Monday, April 6, 2015
PORT GIBSON, Miss. (AP) — Two weekend gatherings at the Claiborne County Courthouse called for action in the death of Otis Byrd, a man reported missing early in March and found March 19, hanging from a tree.
The investigation is taking too long, organizers of both groups told the Vicksburg Post, saying they won't believe it if authorities report that Byrd killed himself.
"We want justice, and we want justice now," said Claiborne County NAACP president Evan Doss, who led a Saturday morning march and rally. "We're not going to accept suicide. That's just not there."
Byrd, 54, was found hanging by a bed sheet from a branch of a tree behind his rented house.
If agents in Port Gibson cannot say by now whether he was killed or killed himself, more agents are needed, said Doss.
The team of federal, state and local investigators is waiting for FBI Laboratory test results, said Don Alway, FBI special agent in charge for Mississippi.
"We'll combine those results with many other facts we've gathered, to give the results context. These facts will give investigators the most accurate information to determine what happened," he said in a statement emailed to The Associated Press.

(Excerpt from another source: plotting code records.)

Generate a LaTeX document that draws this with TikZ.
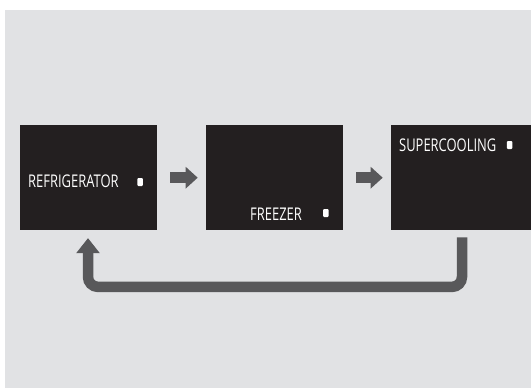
\documentclass[tikz,border=0pt]{standalone}
\usepackage{fontspec}
\newfontfamily\panelfont[FakeStretch=0.74]{Open Sans}
\usetikzlibrary{positioning, arrows.meta, calc}
\definecolor{panelbg}{HTML}{E1E2E4}
\definecolor{panelblack}{HTML}{231F20}
\definecolor{arrowgray}{HTML}{58585A}

\tikzset{
  display/.style={fill=panelblack, minimum width=137pt, minimum height=105pt, inner sep=0pt, anchor=north west},
  modetext/.style={text=white, font=\panelfont\fontsize{17.5}{19}\selectfont, inner sep=0pt, anchor=base west},
  led/.style={fill=white, rounded corners=1pt, minimum width=5.5pt, minimum height=8pt, inner sep=0pt},
  nextarrow/.style={arrowgray, line width=11pt, -{Triangle[length=12pt,width=21pt]}, shorten <=13pt, shorten >=8pt},
  backarrow/.style={arrowgray, line width=10.5pt, rounded corners=10pt, -{Triangle[length=15pt,width=22.5pt]}}
}

\begin{document}
\begin{tikzpicture}[x=1pt, y=-1pt]
\useasboundingbox (0,0) rectangle (531,388);
\fill[panelbg] (5,10) rectangle (531,388);

% Refrigerator
\node[display] (fridge) at (19.7,125) {};
\node[modetext] (fridge text) at ($(fridge.north west)+(8.3,62.5)$) {REFRIGERATOR};
\node[led] (fridge led) at ($(fridge.north east)+(-17,57)$) {};

% Freezer
\node[display] (freezer) at (205.7,125) {};
\node[modetext] (freezer text) at ($(freezer.north west)+(44.3,95)$) {FREEZER};
\node[led] (freezer led) at ($(freezer.north east)+(-17.2,88)$) {};

% Supercooling
\node[display, minimum width=140.3pt] (super) at (390.7,125) {};
\node[modetext] (super text) at ($(super.north west)+(8.3,26.5)$) {SUPERCOOLING};
\node[led] (super led) at ($(super.north west)+(118.8,20)$) {};

% Arrows
\draw[nextarrow] (fridge.east) -- (freezer.west);
\draw[nextarrow] (freezer.east) -- (super.west);
\coordinate (back start) at ($(super.south west)+(71.3,7)$);
\coordinate (back end) at ($(fridge.south west)+(68.3,7.7)$);
\draw[backarrow] (back start) -- ++(0,49.5) -| (back end);
\end{tikzpicture}
\end{document}
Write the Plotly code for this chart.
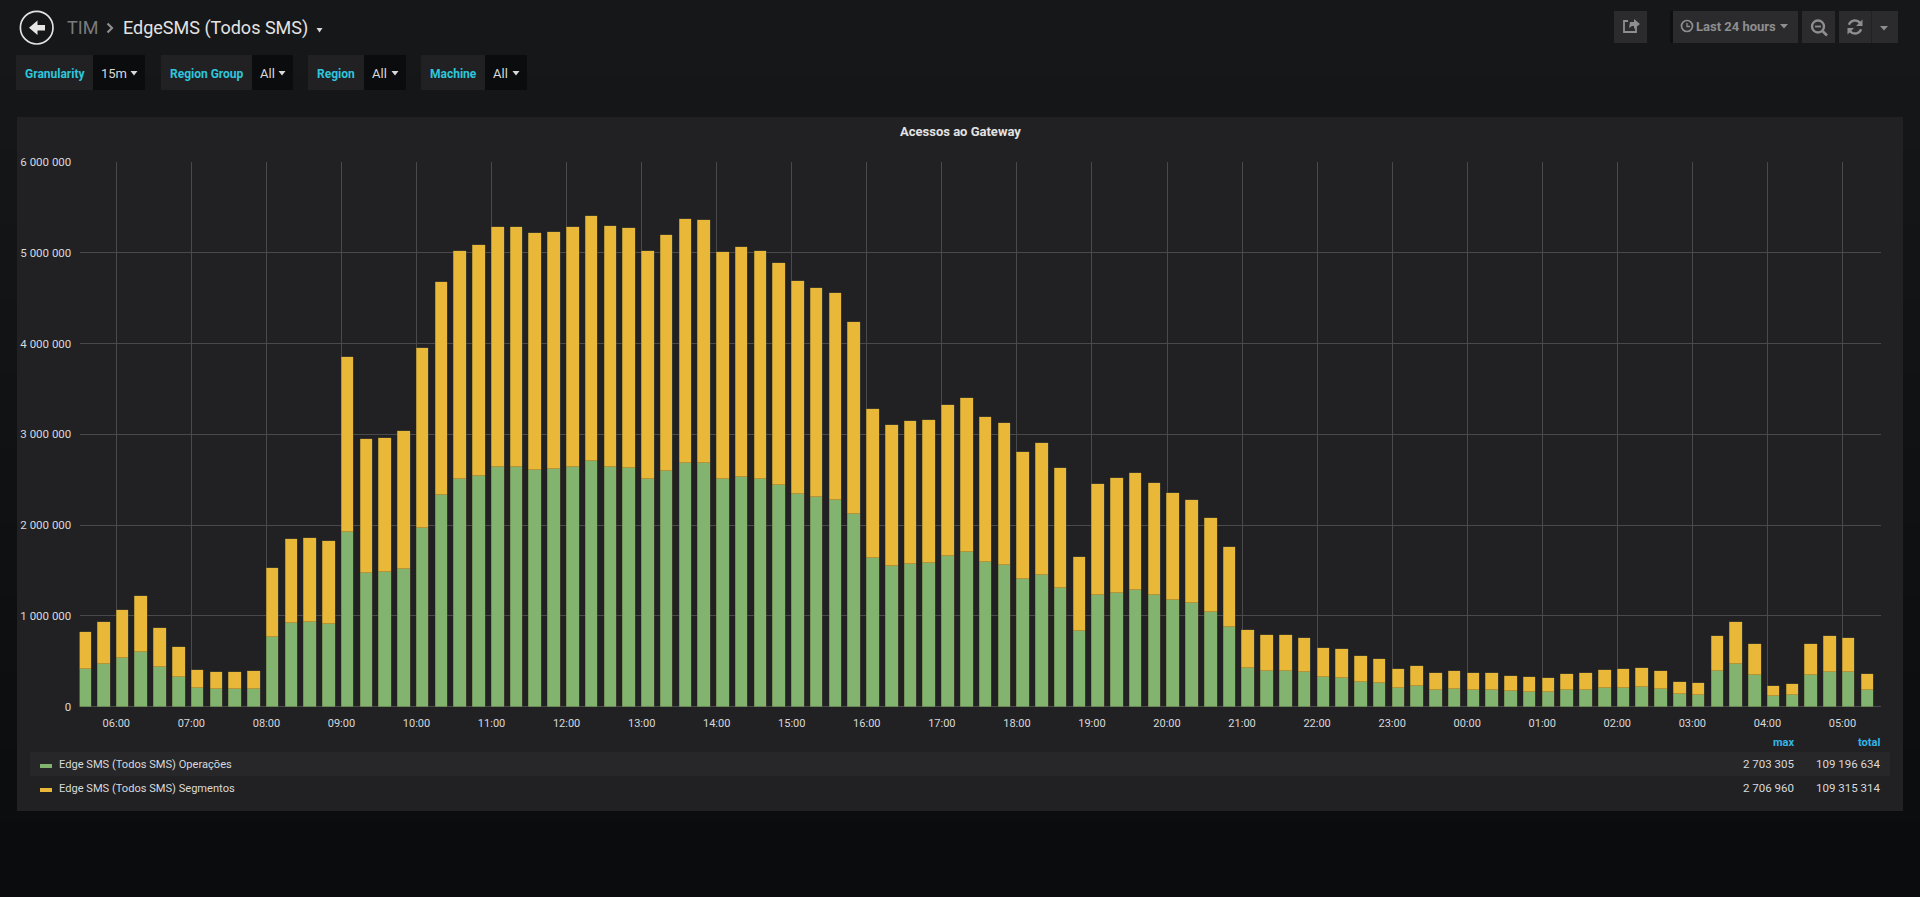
import math
import plotly.graph_objects as go
import pandas as pd

W, H = 1920, 897

# ---- data (millions) ----
times = pd.date_range("2018-05-01 05:30", periods=96, freq="15min").strftime("%Y-%m-%d %H:%M:%S").tolist()

operacoes = [
    .415, .466, .532, .606, .437, .327, .202, .195, .195, .195, .764, .921, .932, .914, 1.924, 1.472,
    1.483, 1.516, 1.971, 2.331, 2.507, 2.537, 2.639, 2.639, 2.606, 2.617, 2.639, 2.703, 2.643, 2.632, 2.507, 2.595,
    2.684, 2.684, 2.507, 2.529, 2.511, 2.445, 2.342, 2.309, 2.280, 2.122, 1.641, 1.553, 1.571, 1.582, 1.659, 1.703,
    1.593, 1.560, 1.406, 1.450, 1.311, .837, 1.226, 1.255, 1.285, 1.233, 1.175, 1.142, 1.043, .877, .426, .393,
    .393, .378, .327, .319, .275, .261, .209, .228, .187, .195, .184, .184, .173, .162, .162, .184,
    .184, .202, .206, .217, .198, .140, .128, .393, .470, .349, .114, .128, .349, .385, .378, .180,
]
totais = [
    .822, .932, 1.065, 1.215, .870, .657, .400, .378, .378, .389, 1.527, 1.845, 1.860, 1.825, 3.847, 2.944,
    2.959, 3.036, 3.950, 4.673, 5.015, 5.084, 5.279, 5.279, 5.217, 5.228, 5.283, 5.410, 5.290, 5.272, 5.015, 5.191,
    5.367, 5.363, 5.011, 5.062, 5.025, 4.890, 4.692, 4.611, 4.559, 4.240, 3.282, 3.102, 3.150, 3.161, 3.319, 3.403,
    3.190, 3.124, 2.805, 2.904, 2.625, 1.648, 2.452, 2.515, 2.577, 2.467, 2.349, 2.280, 2.078, 1.758, .848, .789,
    .789, .756, .650, .639, .558, .525, .418, .452, .374, .393, .371, .371, .338, .327, .319, .360,
    .371, .404, .415, .430, .396, .275, .261, .778, .932, .690, .224, .253, .690, .775, .756, .356,
]
segmentos = [round(t - o, 3) for t, o in zip(totais, operacoes)]

series_names = ["Edge SMS (Todos SMS) Operações", "Edge SMS (Todos SMS) Segmentos"]
series_max = ["2 703 305", "2 706 960"]
series_total = ["109 196 634", "109 315 314"]
variable_labels = ["Granularity", "Region Group", "Region", "Machine"]
variable_values = ["15m", "All", "All", "All"]

GREEN, YELLOW = "#82B470", "#E9B838"
TXT = "#d8d9da"

def px(x): return x / W
def py(y): return 1 - y / H

shapes, ann = [], []

def rect(x0, y0, x1, y1, fill, line=None, layer="below"):
    shapes.append(dict(type="rect", xref="paper", yref="paper", x0=px(x0), x1=px(x1), y0=py(y0), y1=py(y1),
                       fillcolor=fill, line=dict(color=line or fill, width=1 if line else 0), layer=layer))

def text(x, y, s, size=12, color=TXT, anchor="left", weight=None, family="Roboto"):
    ann.append(dict(x=px(x), y=py(y), xref="paper", yref="paper", text=f"<b>{s}</b>" if weight else s,
                    showarrow=False, xanchor=anchor, yanchor="middle", xshift=0,
                    font=dict(family=family, size=size, color=color), borderpad=0, borderwidth=0))

def path(points, color, width=1.5, fill=None, close=False):
    d = "M" + " L".join(f"{px(a):.5f},{py(b):.5f}" for a, b in points) + (" Z" if close else "")
    shapes.append(dict(type="path", xref="paper", yref="paper", path=d, layer="above",
                       line=dict(color=color, width=width), fillcolor=fill or "rgba(0,0,0,0)"))

def circle(cx, cy, r, color, width=1.5, fill=None):
    shapes.append(dict(type="circle", xref="paper", yref="paper", x0=px(cx - r), x1=px(cx + r),
                       y0=py(cy - r), y1=py(cy + r), line=dict(color=color, width=width),
                       fillcolor=fill or "rgba(0,0,0,0)", layer="above"))

def caret(cx, cy, color, s=4):
    path([(cx - s, cy - 2), (cx + s, cy - 2), (cx, cy + 2.5)], color, 0, fill=color, close=True)

def arc(cx, cy, r, a0, a1, n=12):
    return [(cx + r * math.cos(math.radians(a0 + (a1 - a0) * i / n)),
             cy - r * math.sin(math.radians(a0 + (a1 - a0) * i / n))) for i in range(n + 1)]

# background gradient
bands = ["#161719", "#151618", "#141517", "#131416", "#121315", "#111214", "#101113", "#0f1012", "#0e0f11", "#0d0e10", "#0c0d0f", "#0b0c0e"]
bh = H / len(bands)
for i, c in enumerate(bands):
    rect(0, i * bh, W, (i + 1) * bh + 1, c)

# panel
rect(17, 117, 1903, 811, "#212124")
# legend stripe
rect(30, 752, 1890, 776, "#27272a")

# header
circle(36.7, 27.7, 16.3, "#e3e3e3", 1.7)
path([(45, 25), (37.5, 25), (37.5, 20.5), (29, 27.7), (37.5, 35), (37.5, 30.5), (45, 30.5)], "#e6e6e6", 0, fill="#e6e6e6", close=True)
text(67, 27.5, "TIM", 18, "#7b7b7b")
path([(107.5, 23.5), (112, 28), (107.5, 32.5)], "#8e8e8e", 2.2)
text(123, 27.5, "EdgeSMS (Todos SMS)", 18, "#e3e3e3")
caret(319.5, 30, "#d8d9da", 3)

# variable bars
vx = [(16, 93, 145), (161, 252, 293), (308, 364, 406), (421, 485, 527)]
for (a, b, c), lab, val in zip(vx, variable_labels, variable_values):
    rect(a, 55, b, 90, "#212124")
    rect(b, 55, c, 90, "#0b0c0e")
    text((a + b) / 2, 73.5, lab, 12, "#2fc6dc", "center", weight=True)
    text(b + 8, 73.5, val, 13, "#d8d9da")
    caret(c - 11, 73, "#d8d9da", 3.5)

# toolbar
TB = "#2b2b2e"
ICON = "#8e8e8e"
rect(1614, 11, 1647, 43, TB)
rect(1670, 11, 1673, 43, "#0e0f11")
rect(1673, 11, 1798, 43, TB)
rect(1802, 11, 1835, 43, TB)
rect(1839, 11, 1898, 43, TB)
rect(1871, 11, 1872, 43, "#212124")
# share icon
path([(1636, 24), (1636, 32), (1624, 32), (1624, 21), (1628, 21)], ICON, 1.8)
path([(1629, 28), (1630, 22), (1634, 22), (1634, 19), (1640, 24), (1634, 29), (1634, 26), (1632, 26)], ICON, 0, fill=ICON, close=True)
# clock
circle(1687, 26, 5.5, ICON, 1.7)
path([(1687, 23), (1687, 26.5), (1690, 26.5)], ICON, 1.3)
text(1696, 27, "Last 24 hours", 13, ICON, weight=True)
caret(1784, 26, ICON, 4)
# zoom out
circle(1818, 26.5, 6, ICON, 2.4)
path([(1815, 26.5), (1821, 26.5)], ICON, 1.8)
path([(1822.5, 31), (1827, 35.5)], ICON, 2.6)
# refresh
path(arc(1855, 27, 6.5, 160, 25), ICON, 2.4)
path([(1862.5, 19.5), (1862.5, 26), (1856, 26)], ICON, 0, fill=ICON, close=True)
path(arc(1855, 27, 6.5, 340, 205), ICON, 2.4)
path([(1847.5, 34.5), (1847.5, 28), (1854, 28)], ICON, 0, fill=ICON, close=True)
caret(1884, 28, ICON, 4)

# panel title
text(960, 131, "Acessos ao Gateway", 13, "#e3e3e3", "center", weight=True)

# legend
text(1794, 742, "max", 11, "#33b5e5", "right", weight=True)
text(1880, 742, "total", 11, "#33b5e5", "right", weight=True)
for i, (n, m, t) in enumerate(zip(series_names, series_max, series_total)):
    y = 764 + 24 * i
    sw = GREEN if i == 0 else YELLOW
    rect(40, y + 0, 52, y + 4, sw)
    text(59, y, n, 11.1, TXT)
    text(1794, y, m, 11.5, TXT, "right")
    text(1880, y, t, 11.5, TXT, "right")

fig = go.Figure()
for name, vals, col in zip(series_names, [operacoes, segmentos], [GREEN, YELLOW]):
    fig.add_trace(go.Bar(
        x=times, y=[v * 1e6 for v in vals], name=name, width=603000, offset=0,
        marker=dict(color=col, line=dict(color="rgba(95,90,50,0.55)", width=0.7)),
        showlegend=False,
    ))

x_left = 79.6; x_right = 1881
y_top = 162.0; y_bot = 706.7
ms_per_px = 3600000 / 75.05
t0 = pd.Timestamp("2018-05-01 06:00:00")
xr0 = t0 - pd.Timedelta(milliseconds=(116.3 - x_left) * ms_per_px)
xr1 = t0 + pd.Timedelta(milliseconds=(x_right - 116.3) * ms_per_px)

GRID = "#4a4a4c"
fig.update_layout(
    width=W, height=H, autosize=False, barmode="stack",
    margin=dict(l=0, r=0, t=0, b=0),
    paper_bgcolor="#161719", plot_bgcolor="rgba(0,0,0,0)",
    separators=", ",
    font=dict(family="Roboto", size=11, color=TXT),
    xaxis=dict(type="date", domain=[px(x_left), px(x_right)], range=[xr0, xr1], dtick=3600000,
               tick0="2018-05-01 06:00:00", tickformat="%H:%M", gridcolor=GRID, gridwidth=1,
               showline=False, zeroline=False, ticks="outside", ticklen=6, tickcolor="rgba(0,0,0,0)",
               tickfont=dict(family="Roboto", size=11, color=TXT), automargin=False),
    yaxis=dict(domain=[py(y_bot), py(y_top)], range=[0, 6000000], dtick=1000000, tickformat=",d",
               gridcolor=GRID, gridwidth=1, zeroline=True, zerolinecolor=GRID, zerolinewidth=1,
               showline=False, ticks="outside", ticklen=5, tickcolor="rgba(0,0,0,0)",
               tickfont=dict(family="Roboto", size=11.5, color=TXT), automargin=False),
    shapes=shapes, annotations=ann, bargap=0,
)

fig.write_html("out.html", config=dict(displayModeBar=False),
               post_script="document.body.style.margin='0';document.body.style.overflow='hidden';document.body.style.background='#161719';")
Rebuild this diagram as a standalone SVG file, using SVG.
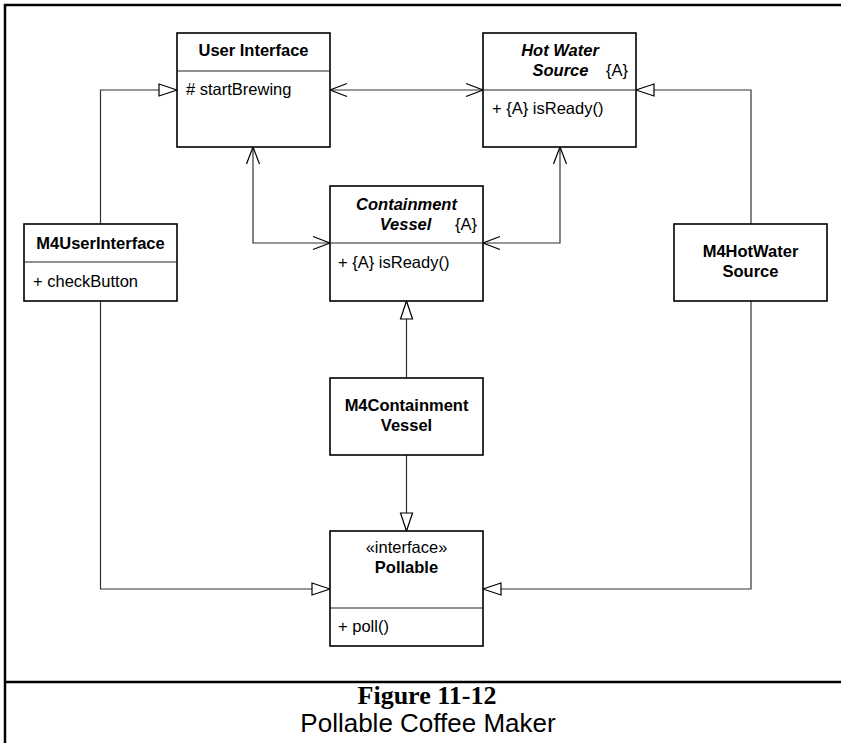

Claiborne County Supervisor Edwin Smith told the first gathering, "I'd like to apologize on behalf of the county. These people deserve action. We've been disrespected. If they can look at a satellite and get your tag number, we can surely get some closure on this."
Stephanie Atlas said her husband worked with Byrd, and she doesn't believe he committed suicide.
"He wasn't that type of person, so I wanted to come and support the family," she said. "He didn't take his own life."
The national chair of the New Black Panther Party, Krystal Muhammad, led a Saturday afternoon community meeting on the courthouse steps.
"We know that Otis Byrd was lynched," she said. "We're not going to let it just be a cover-up. We went and looked at the scene ourselves. It's impossible that he lynched himself, and we're not going to let Mississippi get away with their old Mississippi ways."
Claiborne County Sheriff Marvin Lucas said people need patience.
"All I ask is that people let the authorities do their job and don't feed into that foolishness, that hearsay," he said.